There is strong consensus in the idea that we need to take stock of current development practice, to re-shape and re-model the status quo, as the report is telling us to do. None of this is, nor should be, up for debate. However, I do think that merely citing the need to move away from a failed and technocratic state of affairs, gives an uneven impression of the impact the development sector has had, over the last 60 years in particular, in terms of addressing rights, injustice, poverty and the environment.
In that time, a blink of an eye in real terms, we have moved a very long way in our understanding about development issues.
We have seen the introduction by governments of free primary school education. Advancements in the way in which we treat and manage the effects of diseases such as HIV/Aids, TB, malaria and polio have saved millions of lives.
Using market based approaches to development, and bringing small-holder farmers better returns for the sales of their products, we are realising the opportunities which exist to connect and trade on a much more global and fairer playing field. The rise of ethical consumerism, in more recent years, offering perhaps an insight into future trends which might further result in a more equitable set of transactions taking place at the production, processing and distribution levels.
There is clearer understanding now about the value of such things as microfinance initiatives, which enable people to start up their own businesses, and be more in control of their livelihoods. The development community is increasingly collaborating not just with the private sector on longer term programmes, but also on the issue of reducing a community’s risk to natural disasters by experimenting with new insurance schemes for people previously excluded, because of their low income demographic.

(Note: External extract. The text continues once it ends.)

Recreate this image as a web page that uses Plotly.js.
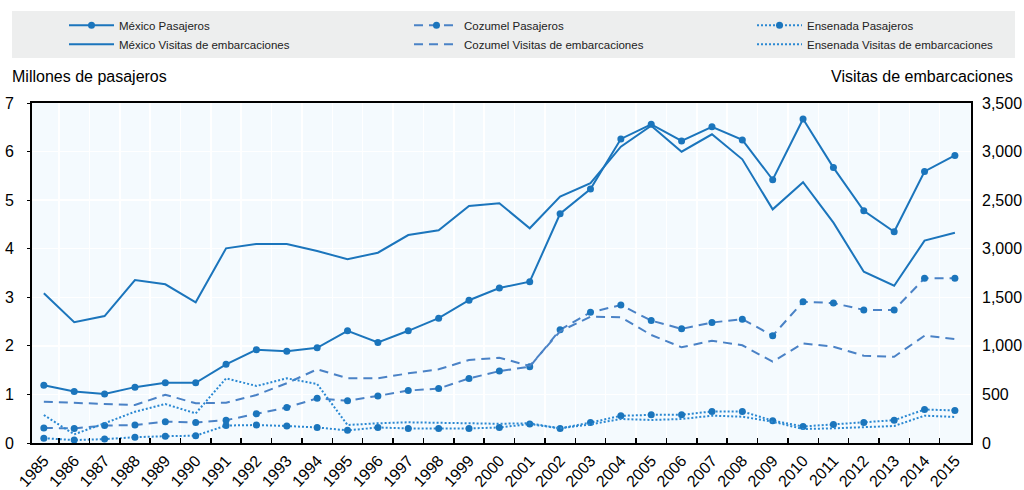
<!DOCTYPE html>
<html>
<head>
<meta charset="utf-8">
<script src="https://cdn.plot.ly/plotly-3.0.1.min.js"></script>
<style>html,body{margin:0;padding:0;background:#fff;}#chart{width:1024px;height:490px;}</style>
</head>
<body>
<div id="chart"></div>
<script>
const years = ["1985","1986","1987","1988","1989","1990","1991","1992","1993","1994","1995","1996","1997","1998","1999","2000","2001","2002","2003","2004","2005","2006","2007","2008","2009","2010","2011","2012","2013","2014","2015"];

// Pasajeros (millones)
const mexicoPasajeros   = [1.19,1.06,1.01,1.15,1.24,1.24,1.62,1.92,1.89,1.96,2.31,2.07,2.31,2.57,2.94,3.19,3.32,4.72,5.23,6.26,6.56,6.22,6.51,6.24,5.42,6.67,5.67,4.78,4.35,5.59,5.92];
const cozumelPasajeros  = [0.31,0.30,0.36,0.37,0.44,0.42,0.47,0.60,0.73,0.92,0.87,0.97,1.08,1.12,1.33,1.48,1.57,2.33,2.69,2.84,2.52,2.35,2.48,2.55,2.21,2.91,2.88,2.74,2.74,3.39,3.39];
const ensenadaPasajeros = [0.10,0.06,0.08,0.12,0.14,0.15,0.36,0.37,0.35,0.32,0.26,0.32,0.30,0.30,0.30,0.32,0.39,0.30,0.42,0.56,0.58,0.58,0.65,0.65,0.46,0.34,0.38,0.42,0.47,0.69,0.67];

// Visitas de embarcaciones
const mexicoVisitas   = [1541,1243,1307,1678,1634,1448,2004,2049,2049,1977,1891,1959,2141,2190,2440,2468,2210,2536,2674,3050,3266,2999,3178,2920,2405,2684,2268,1763,1619,2083,2165];
const cozumelVisitas  = [425,415,401,391,497,409,415,494,615,759,666,666,717,759,854,878,793,1150,1300,1294,1112,985,1053,1006,837,1026,991,899,888,1105,1071];
const ensenadaVisitas = [288,89,203,322,401,305,666,587,666,607,185,203,213,208,203,198,203,151,192,247,237,247,281,271,219,144,151,162,175,281,268];

const leftTicks = [0,1,2,3,4,5,6,7];
const rightTickVals = [0,500,1000,1500,2000,2500,3000,3500];
const rightTickText = ["0","500","1,000","1,500","3,000","2,500","3,000","3,500"];

const cMex = "#1B75BC", cCoz = "#4A82C6", cEns = "#2A88D2";
const FONT = "'Liberation Sans Narrow','Arial Narrow','Liberation Sans',Arial,sans-serif";

const traces = [
  {name:"México Pasajeros", legend:"legend", x:years, y:mexicoPasajeros, yaxis:"y", mode:"lines+markers",
   line:{color:cMex,width:2}, marker:{color:cMex,size:7}},
  {name:"México Visitas de embarcaciones", legend:"legend", x:years, y:mexicoVisitas, yaxis:"y2", mode:"lines",
   line:{color:cMex,width:2}},
  {name:"Cozumel Pasajeros", legend:"legend2", x:years, y:cozumelPasajeros, yaxis:"y", mode:"lines+markers",
   line:{color:cCoz,width:2,dash:"9px,6px"}, marker:{color:cMex,size:7}},
  {name:"Cozumel Visitas de embarcaciones", legend:"legend2", x:years, y:cozumelVisitas, yaxis:"y2", mode:"lines",
   line:{color:cCoz,width:2,dash:"9px,6px"}},
  {name:"Ensenada Pasajeros", legend:"legend3", x:years, y:ensenadaPasajeros, yaxis:"y", mode:"lines+markers",
   line:{color:cEns,width:2,dash:"2px,2px"}, marker:{color:cMex,size:7}},
  {name:"Ensenada Visitas de embarcaciones", legend:"legend3", x:years, y:ensenadaVisitas, yaxis:"y2", mode:"lines",
   line:{color:cEns,width:2,dash:"2px,2px"}}
];

function leg(x){
  return {orientation:"h", xref:"container", yref:"container", x:x, y:0.978, xanchor:"left", yanchor:"top",
          bgcolor:"rgba(0,0,0,0)", font:{size:11.5, family:FONT, color:"#222"}, tracegroupgap:0, traceorder:"normal",
          entrywidth:500, entrywidthmode:"pixels", itemwidth:45};
}

const layout = {
  width:1024, height:490,
  margin:{l:32, r:53, t:103, b:47, pad:0},
  paper_bgcolor:"#ffffff", plot_bgcolor:"#F4FAFE",
  font:{family:FONT, color:"#000", size:14},
  showlegend:true,
  legend:leg(0.0625), legend2:leg(0.3994), legend3:leg(0.7344),
  xaxis:{type:"category", range:[-0.39,30.53], tickson:"boundaries", ticks:"inside", ticklen:5, tickcolor:"#000", tickwidth:1.5,
         showgrid:true, gridcolor:"#ffffff", gridwidth:1.5, tickangle:-48, tickfont:{size:16, family:FONT},
         showline:true, mirror:true, linecolor:"#000", linewidth:2, automargin:false, fixedrange:true},
  yaxis:{range:[0,7], tickvals:leftTicks, ticks:"outside", ticklen:3, tickcolor:"#000", ticklabelstandoff:10,
         showgrid:true, gridcolor:"#ffffff", gridwidth:1.5, zeroline:false, tickfont:{size:16, family:FONT},
         showline:true, mirror:true, linecolor:"#000", linewidth:2, automargin:false, fixedrange:true},
  yaxis2:{range:[0,3500], overlaying:"y", side:"right", tickvals:rightTickVals, ticktext:rightTickText,
          ticks:"", showgrid:false, zeroline:false, showline:false, ticklabelstandoff:10,
          tickfont:{size:16, family:FONT}, automargin:false, fixedrange:true},
  shapes:[{type:"rect", xref:"paper", yref:"paper", x0:-0.0213, x1:1.0469, y0:1.1324, y1:1.2706,
           fillcolor:"#EDEEEE", line:{width:0}, layer:"below"}],
  annotations:[
    {text:"Millones de pasajeros", xref:"paper", yref:"paper", x:-0.0234, y:1.0765, xanchor:"left", yanchor:"middle",
     showarrow:false, font:{size:16, family:FONT, color:"#000"}},
    {text:"Visitas de embarcaciones", xref:"paper", yref:"paper", x:1.0469, y:1.0765, xanchor:"right", yanchor:"middle",
     showarrow:false, font:{size:16, family:FONT, color:"#000"}}
  ]
};

Plotly.newPlot("chart", traces, layout, {displayModeBar:false, staticPlot:true});
</script>
</body>
</html>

In this vein, we are testing new models, and expanding innovative new markets.
Across all of such evidence we also now know, definitively, that the empowerment of women, through a more inclusive approach to them in our development efforts, has a positive impact on poverty’s underlying causes. That women will invest more household income in the healthcare and education needs of their families, than their husbands would do, is now an uncontested statement that can be made.
We know all of these things. We have the examples that can evidence them, and we also have a better understanding than ever before about the potential power which could be unleashed in the future, at the regulatory and policy level, were the combined forces of private sector, civil society and progressive governments can be harnessed to create a much more inclusive enabling environment across all the world’s economies.
All of which, for me, needs to be recognised, learnt from and not discarded. Our methods of the past, using the resources we have had, have taken us this far, and in many ways, given this has been one of the first collective societal efforts to really tackle such issues, I think considerable ground has been covered.
In 2012, the topic of resource scarcity, of urbanisation, climate change, inequality, conflict, to name a few, are not to be taken lightly by any means. Nor could we possibly argue that the issues of governance, of inclusion, of ceding control over things, of respecting the dignity of one another, have been resolved.
This still places us at the foothills of what remains a particularly uphill battle, and hence why I believe The Bellagio Initiative report to be an extremely useful contribution to the debate, and a serious communication tool for anyone interested in it.
We must find new solutions, and new ways of addressing some very old issues, but let’s first ensure we are leveraging from the experiences, and the know-how that does exist across the development sector.
Some of the solutions may not be as far out of our reach as we imagine them to be.